» Short problem
Reproduce the listing below in full and without alteration, apart from its pictures.

* BEGIN Available data *

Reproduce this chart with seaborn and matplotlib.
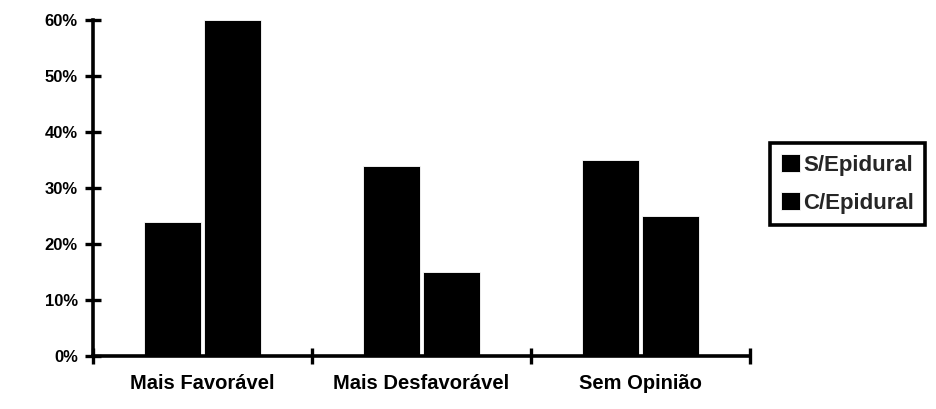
import matplotlib
matplotlib.use("Agg")
import matplotlib.pyplot as plt
import seaborn as sns
import pandas as pd
from matplotlib.ticker import PercentFormatter, FixedLocator

categories = ["Mais Favorável", "Mais Desfavorável", "Sem Opinião"]
series_names = ["S/Epidural", "C/Epidural"]
s_epidural = [24, 34, 35]
c_epidural = [60, 15, 25]
y_ticks = [0, 10, 20, 30, 40, 50, 60]

df = pd.DataFrame({
    "categoria": categories * 2,
    "serie": [series_names[0]] * 3 + [series_names[1]] * 3,
    "valor": s_epidural + c_epidural,
})

sns.set_theme(style="white")
plt.rcParams["font.family"] = ["Liberation Sans", "DejaVu Sans"]
plt.rcParams["font.weight"] = "bold"

fig = plt.figure(figsize=(9.36, 4.09), dpi=100)
ax = fig.add_axes([0.0994, 0.1296, 0.7016, 0.8214])

sns.barplot(data=df, x="categoria", y="valor", hue="serie",
            palette=["black", "black"], width=0.55, gap=0.05,
            saturation=1, ax=ax, edgecolor="white", linewidth=0.6)

ax.set_xlim(-0.5, 2.5)
ax.set_ylim(0, 60)
ax.yaxis.set_major_locator(FixedLocator(y_ticks))
ax.yaxis.set_major_formatter(PercentFormatter(decimals=0))
ax.set_xlabel("")
ax.set_ylabel("")

for s in ["top", "right"]:
    ax.spines[s].set_visible(False)
for s in ["left", "bottom"]:
    ax.spines[s].set_color("black")
    ax.spines[s].set_linewidth(2.6)

ax.tick_params(axis="y", direction="inout", length=12, width=2.4,
               colors="black", labelsize=12, pad=5, left=True)
ax.tick_params(axis="x", which="major", length=0, labelsize=14.5, pad=13,
               colors="black")
ax.set_xticks([-0.5, 0.5, 1.5, 2.5], minor=True)
ax.tick_params(axis="x", which="minor", direction="inout", length=12,
               width=2.4, color="black", bottom=True)
for lab in ax.get_xticklabels() + ax.get_yticklabels():
    lab.set_fontweight("bold")

leg = ax.legend(loc="upper left", bbox_to_anchor=(770 / 936, 1 - 143 / 409),
                bbox_transform=fig.transFigure,
                frameon=True, fancybox=False, framealpha=1, fontsize=16,
                handlelength=0.85, handleheight=0.85, handletextpad=0.15,
                borderpad=0.5, labelspacing=0.75, borderaxespad=0)
frame = leg.get_frame()
frame.set_edgecolor("black")
frame.set_linewidth(2.6)
for t in leg.get_texts():
    t.set_fontweight("bold")

fig.savefig("out.png", dpi=100, facecolor="white")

* END Available data *

» Solution for this problem
Reproduce this chart with seaborn and matplotlib.
import matplotlib
matplotlib.use("Agg")
import matplotlib.pyplot as plt
import seaborn as sns
import pandas as pd
from matplotlib.ticker import PercentFormatter, FixedLocator

categories = ["Mais Favorável", "Mais Desfavorável", "Sem Opinião"]
series_names = ["S/Epidural", "C/Epidural"]
s_epidural = [24, 34, 35]
c_epidural = [60, 15, 25]
y_ticks = [0, 10, 20, 30, 40, 50, 60]

df = pd.DataFrame({
    "categoria": categories * 2,
    "serie": [series_names[0]] * 3 + [series_names[1]] * 3,
    "valor": s_epidural + c_epidural,
})

sns.set_theme(style="white")
plt.rcParams["font.family"] = ["Liberation Sans", "DejaVu Sans"]
plt.rcParams["font.weight"] = "bold"

fig = plt.figure(figsize=(9.36, 4.09), dpi=100)
ax = fig.add_axes([0.0994, 0.1296, 0.7016, 0.8214])

sns.barplot(data=df, x="categoria", y="valor", hue="serie",
            palette=["black", "black"], width=0.55, gap=0.05,
            saturation=1, ax=ax, edgecolor="white", linewidth=0.6)

ax.set_xlim(-0.5, 2.5)
ax.set_ylim(0, 60)
ax.yaxis.set_major_locator(FixedLocator(y_ticks))
ax.yaxis.set_major_formatter(PercentFormatter(decimals=0))
ax.set_xlabel("")
ax.set_ylabel("")

for s in ["top", "right"]:
    ax.spines[s].set_visible(False)
for s in ["left", "bottom"]:
    ax.spines[s].set_color("black")
    ax.spines[s].set_linewidth(2.6)

ax.tick_params(axis="y", direction="inout", length=12, width=2.4,
               colors="black", labelsize=12, pad=5, left=True)
ax.tick_params(axis="x", which="major", length=0, labelsize=14.5, pad=13,
               colors="black")
ax.set_xticks([-0.5, 0.5, 1.5, 2.5], minor=True)
ax.tick_params(axis="x", which="minor", direction="inout", length=12,
               width=2.4, color="black", bottom=True)
for lab in ax.get_xticklabels() + ax.get_yticklabels():
    lab.set_fontweight("bold")

leg = ax.legend(loc="upper left", bbox_to_anchor=(770 / 936, 1 - 143 / 409),
                bbox_transform=fig.transFigure,
                frameon=True, fancybox=False, framealpha=1, fontsize=16,
                handlelength=0.85, handleheight=0.85, handletextpad=0.15,
                borderpad=0.5, labelspacing=0.75, borderaxespad=0)
frame = leg.get_frame()
frame.set_edgecolor("black")
frame.set_linewidth(2.6)
for t in leg.get_texts():
    t.set_fontweight("bold")

fig.savefig("out.png", dpi=100, facecolor="white")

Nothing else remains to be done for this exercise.